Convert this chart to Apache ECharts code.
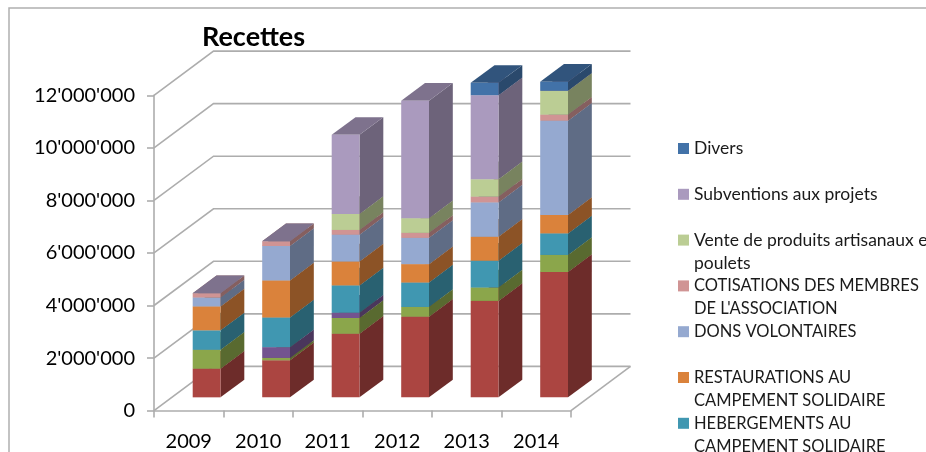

****

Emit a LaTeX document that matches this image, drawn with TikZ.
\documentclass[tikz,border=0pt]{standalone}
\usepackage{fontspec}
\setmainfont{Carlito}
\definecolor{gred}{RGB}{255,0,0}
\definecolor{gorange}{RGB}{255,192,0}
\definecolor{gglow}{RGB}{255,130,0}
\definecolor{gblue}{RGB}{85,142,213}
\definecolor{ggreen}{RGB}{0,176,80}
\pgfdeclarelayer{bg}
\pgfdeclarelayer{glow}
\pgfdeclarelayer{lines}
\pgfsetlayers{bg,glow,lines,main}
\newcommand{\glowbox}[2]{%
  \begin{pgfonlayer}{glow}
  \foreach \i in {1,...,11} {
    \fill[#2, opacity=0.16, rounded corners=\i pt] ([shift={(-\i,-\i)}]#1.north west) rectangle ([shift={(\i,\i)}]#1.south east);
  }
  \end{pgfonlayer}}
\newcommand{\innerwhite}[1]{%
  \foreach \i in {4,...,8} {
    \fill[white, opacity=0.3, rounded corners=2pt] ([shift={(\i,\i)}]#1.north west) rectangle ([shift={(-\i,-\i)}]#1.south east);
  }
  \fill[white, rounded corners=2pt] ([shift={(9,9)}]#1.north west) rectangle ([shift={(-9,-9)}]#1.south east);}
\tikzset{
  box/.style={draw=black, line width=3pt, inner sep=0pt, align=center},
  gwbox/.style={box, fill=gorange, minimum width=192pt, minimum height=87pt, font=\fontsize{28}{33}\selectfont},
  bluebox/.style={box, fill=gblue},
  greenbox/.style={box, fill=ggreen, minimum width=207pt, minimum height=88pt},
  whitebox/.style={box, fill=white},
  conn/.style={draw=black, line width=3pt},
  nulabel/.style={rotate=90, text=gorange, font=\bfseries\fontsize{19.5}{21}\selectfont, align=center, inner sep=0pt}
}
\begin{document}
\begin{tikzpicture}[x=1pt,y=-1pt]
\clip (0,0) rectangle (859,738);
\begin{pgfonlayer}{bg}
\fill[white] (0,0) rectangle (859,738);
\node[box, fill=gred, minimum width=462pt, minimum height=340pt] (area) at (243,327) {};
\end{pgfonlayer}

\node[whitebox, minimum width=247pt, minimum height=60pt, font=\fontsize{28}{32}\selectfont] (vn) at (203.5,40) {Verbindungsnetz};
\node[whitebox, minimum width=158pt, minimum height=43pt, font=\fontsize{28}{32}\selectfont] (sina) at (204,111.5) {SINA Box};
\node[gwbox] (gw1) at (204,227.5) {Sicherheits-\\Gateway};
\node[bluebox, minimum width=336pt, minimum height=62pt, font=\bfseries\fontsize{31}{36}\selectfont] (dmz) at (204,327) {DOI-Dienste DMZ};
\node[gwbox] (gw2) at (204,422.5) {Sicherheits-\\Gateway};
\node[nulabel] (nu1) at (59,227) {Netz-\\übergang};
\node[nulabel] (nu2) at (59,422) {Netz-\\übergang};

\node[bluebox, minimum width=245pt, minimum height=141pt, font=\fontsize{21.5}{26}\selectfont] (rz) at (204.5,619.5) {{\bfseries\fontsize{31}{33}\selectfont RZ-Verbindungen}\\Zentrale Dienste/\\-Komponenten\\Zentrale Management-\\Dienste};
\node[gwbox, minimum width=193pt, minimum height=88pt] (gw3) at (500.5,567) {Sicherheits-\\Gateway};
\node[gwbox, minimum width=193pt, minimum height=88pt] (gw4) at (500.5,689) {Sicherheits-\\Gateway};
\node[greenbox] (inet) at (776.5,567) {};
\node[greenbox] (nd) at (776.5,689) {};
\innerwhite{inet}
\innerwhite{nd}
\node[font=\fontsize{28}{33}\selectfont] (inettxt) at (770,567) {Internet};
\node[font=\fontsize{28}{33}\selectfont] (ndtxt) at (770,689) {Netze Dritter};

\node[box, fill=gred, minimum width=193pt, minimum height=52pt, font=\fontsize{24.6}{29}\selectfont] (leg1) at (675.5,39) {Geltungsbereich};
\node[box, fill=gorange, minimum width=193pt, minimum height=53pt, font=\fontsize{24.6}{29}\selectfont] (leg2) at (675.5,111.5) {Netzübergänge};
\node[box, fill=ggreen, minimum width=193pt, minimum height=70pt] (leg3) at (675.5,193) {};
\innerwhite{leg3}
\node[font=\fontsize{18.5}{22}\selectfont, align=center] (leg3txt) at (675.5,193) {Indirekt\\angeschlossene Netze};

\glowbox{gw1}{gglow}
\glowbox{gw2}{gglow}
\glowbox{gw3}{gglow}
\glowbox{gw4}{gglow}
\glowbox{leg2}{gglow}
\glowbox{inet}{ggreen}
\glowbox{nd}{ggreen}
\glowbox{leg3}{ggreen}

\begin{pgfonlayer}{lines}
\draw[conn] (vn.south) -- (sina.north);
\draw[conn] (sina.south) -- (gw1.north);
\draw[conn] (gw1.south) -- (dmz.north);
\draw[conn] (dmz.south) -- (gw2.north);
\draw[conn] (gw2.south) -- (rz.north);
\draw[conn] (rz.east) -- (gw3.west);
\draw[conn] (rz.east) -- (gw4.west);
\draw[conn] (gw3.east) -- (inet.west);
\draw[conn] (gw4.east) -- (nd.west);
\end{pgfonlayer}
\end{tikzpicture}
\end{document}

****

* [TASK BRIEF]: In the material above, find each line that contains the word "this", and select it.

* [WORKED SOLUTION]:
Convert this chart to Apache ECharts code.
Emit a LaTeX document that matches this image, drawn with TikZ.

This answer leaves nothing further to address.